The EU's terrible copyright proposal will "carpet bomb" the whole world's internet with censorship and surveillance


#1

Originally published at: https://boingboing.net/2018/06/12/one-week-left.html


#2

Can we just start a new internet and not invite Europe or the FCC?


#3

It’s odd that the EU is doing something that will benefit Google since they’ve been so fierce about trying to squeeze Google in any way it can.


#4

Since I’m an American (sigh) all I can do is sit back and wait to see what happens.

Now I know how it must have felt to everyone else in the world as we – as a country – elevated the tiny-handed, big-mouthed, orange, shit-gibbon to his current position of too-much-power.

Wheeee…


#5

Telling your MEP this will probably make them more likely to vote for it.


#6

Eurocrats care even more about having more censorship and government power than they do about screwing Google, so it’s a net win.


#7

I’d be morbidly curious to know if they haven’t thought it through properly or if they are carrying water for some set of Rights holder/collecting society outfits who aren’t interested in the bigger picture if something promises to make it easier to chisel a slightly larger cut out of certain situations.

Among other things there is yet another stab at the “come hell or high water Google will pay to display headlines on Google news” concept; which proximately seems anti-google/pro publisher; but ignores the problems that have doomed the various prior takes on the idea: Google isn’t a terrifying foe because of its willingness to engage in copyright infringement or circumvent any anti-scraping mechanism it can(they might not like to talk about YouTube’s early days; but getting caught infringing at this point would get expensive fast; and to the best of my knowledge they’ve honored robots.txt in past vs.-the-newspapers cases); but because it’s a hegemonic behemoth that has most of your audience.

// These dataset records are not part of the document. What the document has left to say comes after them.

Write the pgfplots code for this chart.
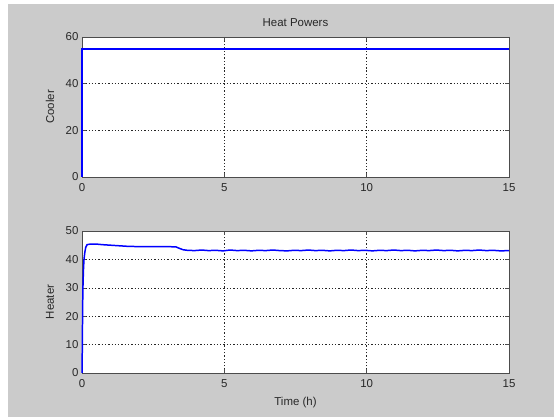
\documentclass[border=0pt]{standalone}
\usepackage{pgfplots}
\pgfplotsset{compat=1.18}
\usepackage{fontspec}
\setmainfont{Liberation Sans}
\definecolor{figgray}{RGB}{203,203,203}
\definecolor{linblue}{RGB}{0,0,255}
\definecolor{txt}{RGB}{40,40,40}

\pgfplotsset{
  panel/.style={
    scale only axis,
    width=427bp,
    xmin=0, xmax=15,
    xtick={0,5,10,15},
    tick align=inside,
    major tick length=4bp,
    axis background/.style={fill=white},
    axis line style={draw=black!70, line width=0.6pt},
    every tick/.style={black!70, line width=0.6pt},
    grid=major,
    major grid style={black!85, dash pattern=on 1.3pt off 2pt, line width=0.6pt},
    tick label style={font=\fontsize{11.5}{13}\selectfont, text=txt},
    xticklabel style={yshift=-3bp},
    label style={font=\fontsize{11.5}{13}\selectfont, text=txt},
    /pgf/number format/assume math mode=true,
    clip=false,
  },
}

\begin{document}
\begin{tikzpicture}
  % window background
  \fill[white] (0bp,0bp) rectangle (554bp,417bp);
  \fill[figgray] (8bp,0bp) rectangle (554bp,413bp);

  % upper panel: cooler power
  \begin{axis}[panel,
    at={(82bp,240bp)}, anchor=south west,
    height=140bp,
    ymin=0, ymax=60, ytick={0,20,40,60},
    ylabel={Cooler},
    ylabel style={at={(axis description cs:-0.075,0.5)}, anchor=center},
    title={Heat Powers},
    title style={font=\fontsize{11.5}{13}\selectfont, text=txt, at={(axis description cs:0.5,1.105)}, anchor=center, yshift=-6bp},
  ]
    \addplot[linblue, line width=1.4pt] coordinates {
      (0,0) (0,54.8) (15,54.8)
    };
  \end{axis}

  % lower panel: heater power
  \begin{axis}[panel,
    at={(82bp,44bp)}, anchor=south west,
    height=142bp,
    ymin=0, ymax=50, ytick={0,10,20,30,40,50},
    ylabel={Heater},
    ylabel style={at={(axis description cs:-0.075,0.5)}, anchor=center},
    xlabel={Time (h)},
    xlabel style={at={(axis description cs:0.5,-0.21)}, anchor=center},
  ]
    \addplot[linblue, line width=1.5pt] coordinates {
      (0,0) (0.01,8) (0.02,20) (0.03,29) (0.05,36) (0.07,40) (0.10,42.5)
      (0.13,44.2) (0.18,45.2) (0.30,45.4) (0.50,45.4) (0.70,45.2)
      (1.00,45.0) (1.30,44.8) (1.60,44.6) (2.00,44.5) (2.50,44.5)
      (3.00,44.5) (3.30,44.4) (3.42,43.9) (3.55,43.4) (3.70,43.2)
      (3.95,43.1) (4.20,43.3) (4.45,43.1) (4.70,43.2) (4.95,43.0)
      (5.20,43.3) (5.45,43.1) (5.70,43.2) (5.95,43.0) (6.20,43.2)
      (6.45,43.1) (6.70,43.3) (6.95,43.1) (7.20,43.0) (7.45,43.2)
      (7.70,43.1) (7.95,43.3) (8.20,43.1) (8.45,43.2) (8.70,43.0)
      (8.95,43.2) (9.20,43.1) (9.45,43.3) (9.70,43.1) (9.95,43.2)
      (10.20,43.0) (10.45,43.2) (10.70,43.1) (10.95,43.3) (11.20,43.1)
      (11.45,43.2) (11.70,43.0) (11.95,43.2) (12.20,43.1) (12.45,43.3)
      (12.70,43.1) (12.95,43.2) (13.20,43.0) (13.45,43.2) (13.70,43.1)
      (13.95,43.3) (14.20,43.1) (14.45,43.2) (14.70,43.0) (15.00,43.1)
    };
  \end{axis}
\end{tikzpicture}
\end{document}
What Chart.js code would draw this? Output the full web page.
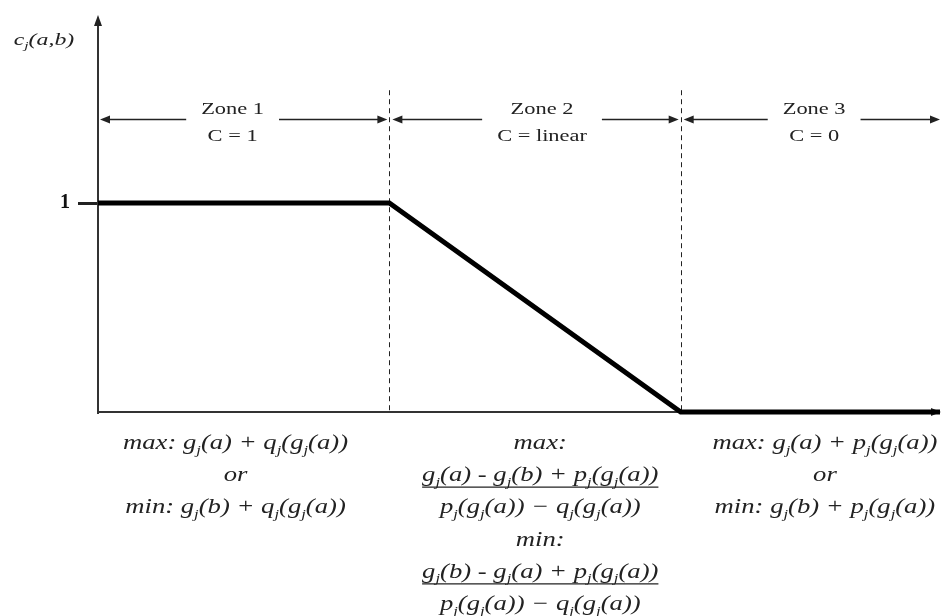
<!DOCTYPE html>
<html>
<head>
<meta charset="utf-8">
<script src="https://cdn.jsdelivr.net/npm/chart.js@4"></script>
<style>
  html, body { margin: 0; padding: 0; background: #fff; }
  #wrap { width: 941px; height: 616px; }
</style>
</head>
<body>
<div id="wrap"><canvas id="c" width="941" height="616"></canvas></div>
<script>
// ---- data ----
const breakpoints = [0, 1, 2, 2.89];      // x positions of the piecewise line
const cValues = [1, 1, 0, 0];             // c_j(a,b) at each breakpoint
const zoneBounds = [1, 2];                // dashed zone boundaries
const yTickValues = [1];
const yTickLabels = ['1'];
const zoneNames = ['Zone 1', 'Zone 2', 'Zone 3'];
const zoneRules = ['C = 1', 'C = linear', 'C = 0'];
const zoneLabelX = [0.462, 1.524, 2.458];
const zoneBottomX = [0.472, 1.518, 2.495];
const yAxisTitle = 'c_j(a,b)';
// bottom formulas: '~' prefix marks an underlined numerator
const zoneFormulas = [
  ['max: g_j(a) + q_j(g_j(a))', 'or', 'min: g_j(b) + q_j(g_j(a))'],
  ['max:', '~g_j(a) - g_j(b) + p_j(g_j(a))', 'p_j(g_j(a)) \u2212 q_j(g_j(a))',
   'min:', '~g_j(b) - g_j(a) + p_j(g_j(a))', 'p_j(g_j(a)) \u2212 q_j(g_j(a))'],
  ['max: g_j(a) + p_j(g_j(a))', 'or', 'min: g_j(b) + p_j(g_j(a))']
];

const SERIF = '"Liberation Serif", "DejaVu Serif", serif';

function tokens(str) {
  const out = [];
  let buf = '';
  for (let i = 0; i < str.length; i++) {
    if (str[i] === '_' && i + 1 < str.length) {
      if (buf) out.push({t: buf, sub: false});
      buf = '';
      out.push({t: str[i + 1], sub: true});
      i++;
    } else buf += str[i];
  }
  if (buf) out.push({t: buf, sub: false});
  return out;
}

// draws text centred at cx with horizontal stretch sx; returns drawn width
function drawMath(ctx, str, cx, y, size, italic, underline, sx) {
  const toks = tokens(str);
  const st = italic ? 'italic ' : '';
  const mainF = st + size + 'px ' + SERIF;
  const subF = st + Math.round(size * 0.62) + 'px ' + SERIF;
  let w = 0;
  toks.forEach(tk => { ctx.font = tk.sub ? subF : mainF; tk.w = ctx.measureText(tk.t).width; w += tk.w; });
  ctx.save();
  ctx.translate(cx, y);
  ctx.scale(sx, 1);
  let x = -w / 2;
  ctx.textBaseline = 'alphabetic';
  ctx.textAlign = 'left';
  toks.forEach(tk => {
    ctx.font = tk.sub ? subF : mainF;
    ctx.fillText(tk.t, x, tk.sub ? size * 0.22 : 0);
    x += tk.w;
  });
  ctx.restore();
  if (underline) {
    ctx.beginPath();
    ctx.lineWidth = 1.3;
    ctx.moveTo(cx - w * sx / 2, y + 6);
    ctx.lineTo(cx + w * sx / 2, y + 6);
    ctx.stroke();
  }
  return w * sx;
}

function arrowHead(ctx, x, y, dir, len, half) {
  ctx.beginPath();
  if (dir === 'right') { ctx.moveTo(x, y); ctx.lineTo(x - len, y - half); ctx.lineTo(x - len, y + half); }
  else if (dir === 'left') { ctx.moveTo(x, y); ctx.lineTo(x + len, y - half); ctx.lineTo(x + len, y + half); }
  else if (dir === 'up') { ctx.moveTo(x, y); ctx.lineTo(x - half, y + len); ctx.lineTo(x + half, y + len); }
  ctx.closePath();
  ctx.fill();
}

const diagramPlugin = {
  id: 'diagram',
  beforeDatasetsDraw(chart) {
    const {ctx, chartArea, scales: {x, y}} = chart;
    const x0 = chartArea.left, yb = y.getPixelForValue(0);
    ctx.save();
    ctx.strokeStyle = '#333';
    ctx.fillStyle = '#222';
    // axes
    ctx.lineWidth = 2;
    ctx.beginPath();
    ctx.moveTo(x0, yb + 2); ctx.lineTo(x0, chartArea.top + 6);
    ctx.moveTo(x0, yb); ctx.lineTo(chartArea.right - 4, yb);
    ctx.stroke();
    arrowHead(ctx, x0, chartArea.top, 'up', 11, 4);
    arrowHead(ctx, chartArea.right + 1, yb, 'right', 10, 4);
    // dashed zone boundaries
    ctx.lineWidth = 1;
    ctx.setLineDash([5, 4]);
    ctx.strokeStyle = '#222';
    zoneBounds.forEach(b => {
      const px = Math.round(x.getPixelForValue(b)) + 0.5;
      ctx.beginPath();
      ctx.moveTo(px, y.getPixelForValue(1.54));
      ctx.lineTo(px, yb);
      ctx.stroke();
    });
    ctx.setLineDash([]);
    // zone arrows + labels
    const edges = [x0 + 2, x.getPixelForValue(zoneBounds[0]) - 2, x.getPixelForValue(zoneBounds[0]) + 3,
                   x.getPixelForValue(zoneBounds[1]) - 2, x.getPixelForValue(zoneBounds[1]) + 3, chartArea.right];
    const ay = y.getPixelForValue(1.40);
    const LSX = 1.4;
    for (let i = 0; i < 3; i++) {
      const L = edges[2 * i], R = edges[2 * i + 1];
      const cx = x.getPixelForValue(zoneLabelX[i]);
      ctx.font = '16px ' + SERIF;
      const tw = LSX * Math.max(ctx.measureText(zoneNames[i]).width, ctx.measureText(zoneRules[i]).width);
      const gap = tw / 2 + 15;
      ctx.strokeStyle = '#222';
      ctx.lineWidth = 1.5;
      ctx.beginPath();
      ctx.moveTo(L + 6, ay); ctx.lineTo(cx - gap, ay);
      ctx.moveTo(cx + gap, ay); ctx.lineTo(R - 6, ay);
      ctx.stroke();
      arrowHead(ctx, L, ay, 'left', 10, 4);
      arrowHead(ctx, R, ay, 'right', 10, 4);
      ctx.fillStyle = '#222';
      drawMath(ctx, zoneNames[i], cx, ay - 5, 16, false, false, LSX);
      drawMath(ctx, zoneRules[i], cx, ay + 22, 16, false, false, LSX);
    }
    // bottom formulas
    ctx.fillStyle = '#222';
    ctx.strokeStyle = '#222';
    zoneFormulas.forEach((lines, i) => {
      const cx = x.getPixelForValue(zoneBottomX[i]);
      const step = 32.2;
      lines.forEach((ln, k) => {
        const ul = ln[0] === '~';
        drawMath(ctx, ul ? ln.slice(1) : ln, cx, yb + 37 + k * step, 21, true, ul, 1.27);
      });
    });
    // y axis title
    drawMath(ctx, yAxisTitle, 44, 45, 17, true, false, 1.4);
    ctx.restore();
  }
};

new Chart(document.getElementById('c'), {
  type: 'line',
  data: {
    datasets: [{
      data: breakpoints.map((bx, i) => ({x: bx, y: cValues[i]})),
      borderColor: '#000',
      borderWidth: 5,
      pointRadius: 0,
      tension: 0,
      fill: false,
      clip: false
    }]
  },
  options: {
    responsive: false,
    animation: false,
    devicePixelRatio: 1,
    layout: {padding: {top: 15, right: 1, left: 0, bottom: 0}},
    plugins: {legend: {display: false}, tooltip: {enabled: false}, title: {display: false}},
    scales: {
      x: {
        type: 'linear', min: 0, max: breakpoints[breakpoints.length - 1],
        grid: {display: false}, border: {display: false},
        ticks: {display: false},
        afterFit(s) { s.height = 204; s.paddingLeft = 0; s.paddingRight = 0; }
      },
      y: {
        type: 'linear', min: 0, max: 1.9,
        afterBuildTicks(s) { s.ticks = yTickValues.map(v => ({value: v})); },
        ticks: {
          callback(v) { const i = yTickValues.indexOf(v); return i >= 0 ? yTickLabels[i] : ''; },
          font: {family: SERIF, size: 20, weight: 'bold'},
          color: '#111', padding: 8
        },
        grid: {drawOnChartArea: false, drawTicks: true, tickLength: 20, color: '#222', lineWidth: 3},
        border: {display: false},
        afterFit(s) { s.width = 98; s.paddingTop = 0; s.paddingBottom = 0; }
      }
    }
  },
  plugins: [diagramPlugin]
});
</script>
</body>
</html>
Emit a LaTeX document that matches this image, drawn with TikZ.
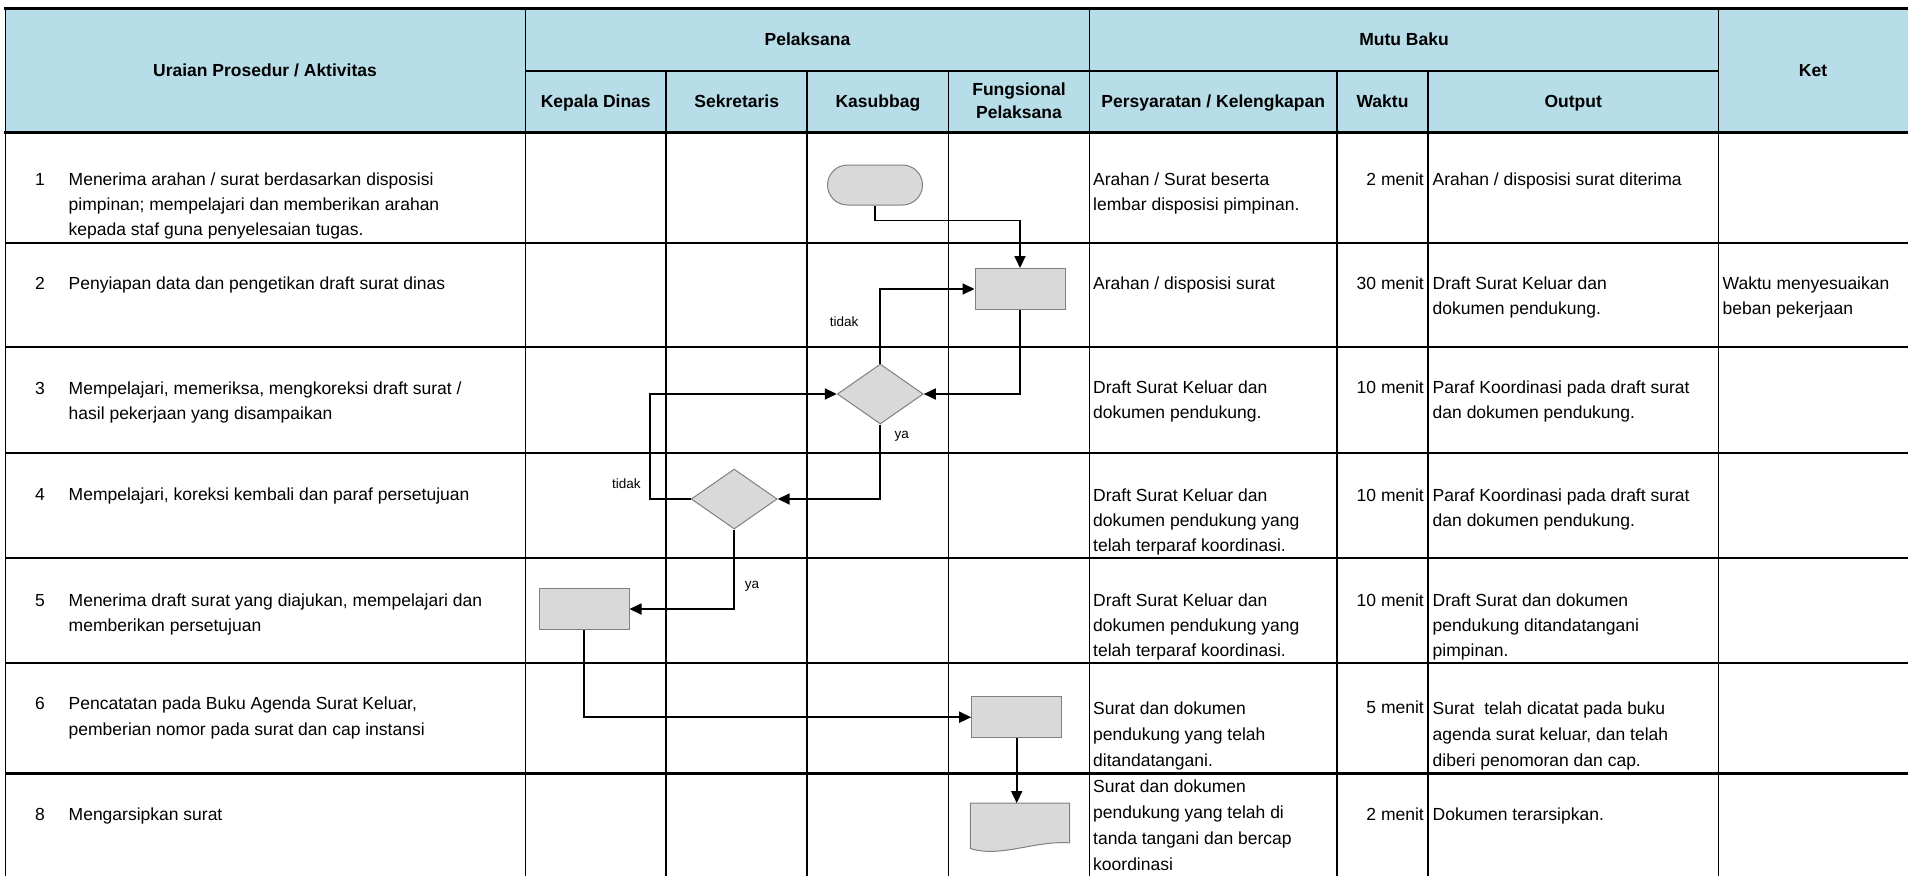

The copyright maximalist/protectionist types keep trying to square the circle on this one; attempting to devise an arrangement that will be tough enough, despite the fact that the people they are ostensibly protecting aren’t willing to just add the robots.txt entry because they can’t handle the loss of traffic. Shockingly enough, “find a way to make them pay for something that publishers don’t have enough leverage to do more than frantically give away” never seems to work.

What is less clear is why they think this is a good plan. For the short-sighted or fatalistic I suppose that the prospects of possible future competition just don’t matter much compared to reasonably high odds of gouging out some mandatory licenses and/or penalties in the short term.

For entities with sufficiently local material there may be a “better to rule in hell” incentive; where cementing the position of the incumbents is fine, so long as operating costs for foreign entities are also increased, because they are placed to become the big fish in the resulting small pond(a locally dominant media entity with some solid soccer broadcast rights, say, might think that “become the Baidu of Portugal” or the like would be preferable).

Aside from that, though, it just seems like a terrible plan. For pretty much any regulation short of a straight “expropriate Google” proposal; there are two groups best able to handle compliance with your copyright scheme: incumbents that already have contentID-type tech ready to use and the market power to obtain licenses on favorable terms; and pirates who don’t need to deal with your shit.

Neither party is much of a win for local copyright holders. The pirates aren’t going to pay more just because you tighten the rules; that’s what makes them piratical; and the incumbents have the control over distribution such that, however tightly assured your rights, you’ll cut a favorable deal for them for fear that someone else will.


#8

Thanks for the reminder. It was about time i fired off an email to all my MEPs about this cesspit of a proposal.


#9

One wonders if this is an EU attempt to do essentially the reverse:

As team China has demonstrated you can, to a substantial degree, run a very, very, insular chunk of internet without architecturally going full intranet or wandering off into the weeds and doing your own weird protocols and stuff.

All it takes is the willingness to do the necessary repressing and the assistance of the indigenous incumbents who know that they can reap the rewards of the mercantilist side of your isolationist bent if, and only if, they are…duly patriotic…when it comes to their cooperation in the technical aspects.

I don’t think that this would be a good idea; but there are so very many bad ideas that are nevertheless within the realm of the possible.